El discurso de los jóvenes sobre el «estar en el suelo» y la «involución» interminable refleja una profunda sensación de agotamiento e incertidumbre. A nivel internacional, el deterioro de las relaciones de China con los países occidentales —desde Taiwán hasta el Mar de China Meridional— ha aumentado el riesgo geopolítico. Sin el PCCh, China podría acercarse al mundo con mayor apertura y reducir el peligro de aislamiento. Sin embargo, dicha transición también conllevaría graves trastornos, como la incertidumbre política y la reorganización de intereses arraigados.

Miles de personas participan en una manifestación en Taipéi, Taiwán, el 24 de abril de 2006 para apoyar a las decenas de millones de chinos que abandonan el Partido Comunista Chino. (Imagen: Minghui.org)

Por qué la idea se niega a desaparecer

La esperanza de una China sin el PCCh no implica borrar el pasado ni negar todos los logros. Más bien, refleja el deseo de una alternativa más inclusiva y humana. Cabe imaginar una China federal que permita una auténtica autonomía regional y respete las culturas minoritarias, un sistema político multipartidista donde las visiones contrapuestas se expresen mediante elecciones, y una economía de mercado que proteja la propiedad intelectual y premie la innovación en lugar de la lealtad política.

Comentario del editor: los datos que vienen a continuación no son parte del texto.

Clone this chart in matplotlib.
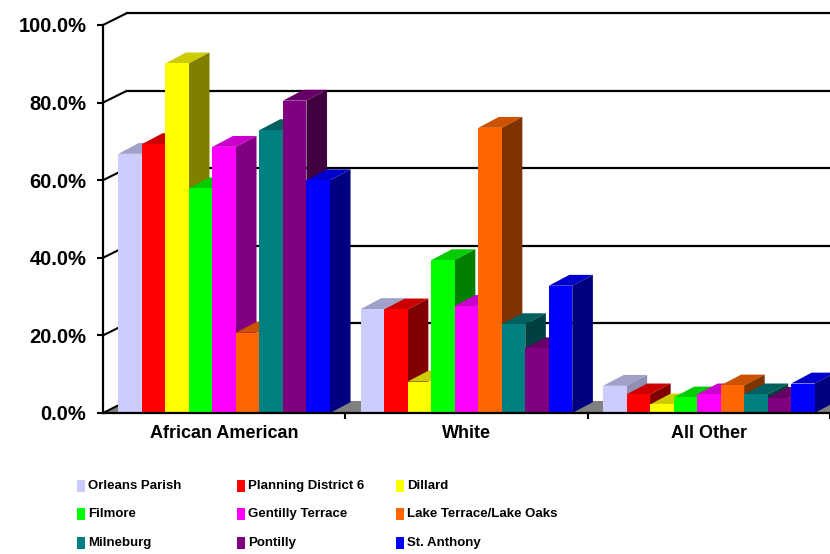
import matplotlib
matplotlib.use("Agg")
import matplotlib.pyplot as plt
from matplotlib.patches import Polygon, Rectangle
from matplotlib.ticker import FuncFormatter

plt.rcParams["font.family"] = ["Liberation Sans", "DejaVu Sans"]
plt.rcParams["font.weight"] = "bold"

# share of population by race, per area (percent)
categories = ["African American", "White", "All Other"]
orleans = [66.8, 26.8, 7.0]
planning_6 = [69.3, 26.7, 4.8]
dillard = [90.1, 8.1, 2.2]
filmore = [57.9, 39.4, 4.0]
gentilly = [68.6, 27.6, 4.8]
lake_terrace = [20.7, 73.5, 7.1]
milneburg = [72.9, 22.9, 4.8]
pontilly = [80.5, 16.7, 3.9]
st_anthony = [60.0, 32.8, 7.6]

series = [orleans, planning_6, dillard, filmore, gentilly,
          lake_terrace, milneburg, pontilly, st_anthony]
names = ["Orleans Parish", "Planning District 6", "Dillard", "Filmore",
         "Gentilly Terrace", "Lake Terrace/Lake Oaks", "Milneburg",
         "Pontilly", "St. Anthony"]
front_c = ["#CCCCFF", "#FF0000", "#FFFF00", "#00FF00", "#FF00FF",
           "#FF6600", "#008080", "#800080", "#0000FF"]
top_c = ["#A0A0C8", "#CC0000", "#CCCC00", "#00CC00", "#CC00CC",
         "#CC5200", "#006060", "#660066", "#0000CC"]
side_c = ["#9090B4", "#800000", "#808000", "#008000", "#800080",
          "#803300", "#004040", "#400040", "#000080"]

yticks = [0, 20, 40, 60, 80, 100]

bw = 0.097            # bar width in category units
bdx, bdy = 0.085, 2.8  # bar depth offset (x units, percent)
wdx, wdy = 0.10, 3.1   # wall depth offset

fig = plt.figure(figsize=(8.3, 5.54), dpi=100)
ax = fig.add_axes([103 / 830, 141 / 554, 727 / 830, 408 / 554])
ax.set_xlim(-0.5, 2.5)
ax.set_ylim(0, 408 / 3.88)

# floor and back wall
ax.add_patch(Polygon([(-0.5, 0), (2.5, 0), (2.5 + wdx, wdy), (-0.5 + wdx, wdy)],
                     closed=True, facecolor="#808080", edgecolor="none", zorder=1))
for t in yticks:
    ax.plot([-0.5, -0.5 + wdx], [t, t + wdy], color="black", lw=1.5, zorder=1,
            solid_capstyle="butt")
    if t > 0:
        ax.plot([-0.5 + wdx, 2.5], [t + wdy, t + wdy], color="black", lw=1.6, zorder=1)

# 3d-looking columns, drawn left to right so each front hides the previous side
for i, vals in enumerate(series):
    xs = [g + (i - 4) * bw for g in range(len(categories))]
    ax.bar(xs, vals, width=bw, color=front_c[i], edgecolor="none", zorder=11 + 2 * i)
    for x, v in zip(xs, vals):
        x0, x1 = x - bw / 2, x + bw / 2
        top = [(x0, v), (x1, v), (x1 + bdx, v + bdy), (x0 + bdx, v + bdy)]
        side = [(x1, 0), (x1 + bdx, bdy), (x1 + bdx, v + bdy), (x1, v)]
        ax.add_patch(Polygon(top, closed=True, facecolor=top_c[i],
                             edgecolor="none", zorder=10 + 2 * i))
        ax.add_patch(Polygon(side, closed=True, facecolor=side_c[i],
                             edgecolor="none", zorder=10 + 2 * i))

# axes styling
for s in ["top", "right"]:
    ax.spines[s].set_visible(False)
ax.spines["left"].set_bounds(0, 100)
ax.spines["left"].set_linewidth(1.6)
ax.spines["bottom"].set_linewidth(1.6)
ax.spines["bottom"].set_zorder(40)

ax.set_yticks(yticks)
ax.yaxis.set_major_formatter(FuncFormatter(lambda v, p: f"{v:.1f}%"))
ax.tick_params(axis="y", direction="out", length=4, width=1.5, pad=8, labelsize=14.5)

ax.set_xticks([0.5, 1.5, 2.5])
ax.set_xticklabels([])
ax.set_xticks(range(len(categories)), minor=True)
ax.set_xticklabels(categories, minor=True, fontsize=13)
ax.tick_params(axis="x", which="major", direction="out", length=4, width=1.5)
ax.tick_params(axis="x", which="minor", length=0, pad=9)

# legend, three per row
col_x = [77, 237, 396]
row_y = [486, 514, 543]
for i, name in enumerate(names):
    px, py = col_x[i % 3], row_y[i // 3]
    fig.add_artist(Rectangle((px / 830, 1 - (py + 6) / 554), 8 / 830, 12 / 554,
                             transform=fig.transFigure, facecolor=front_c[i],
                             edgecolor="none"))
    fig.text((px + 11) / 830, 1 - py / 554, name, fontsize=9.5, fontweight="bold",
             va="center", ha="left")

fig.savefig("out.png", dpi=100)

Dicho cambio no sería fácil. Las experiencias de Europa del Este y la Primavera Árabe demuestran que el colapso de los sistemas autoritarios puede provocar caos e incluso regresión. Dada la singular historia y cultura política de China, una transición pacífica sería ideal, pero la historia ofrece pocos motivos para el optimismo. Los dictadores rara vez ceden el poder voluntariamente. El cambio puede surgir a través de fracturas internas, un amplio despertar de la conciencia cívica o una presión internacional sostenida. En cualquier caso, una transición democrática fluida sería extremadamente difícil.

Sin embargo, al acercarse el Año Nuevo, la esperanza sigue siendo ineludible. Una China libre del régimen del PCCh no solo beneficiaría a su propio pueblo, sino que también contribuiría a la paz y la estabilidad mundiales. Sea cual sea el futuro, el destino de China debe ser decidido por su pueblo, no monopolizado por un solo partido que afirma hablar en nombre de todos. Que 2026 traiga mayor libertad, dignidad y posibilidades.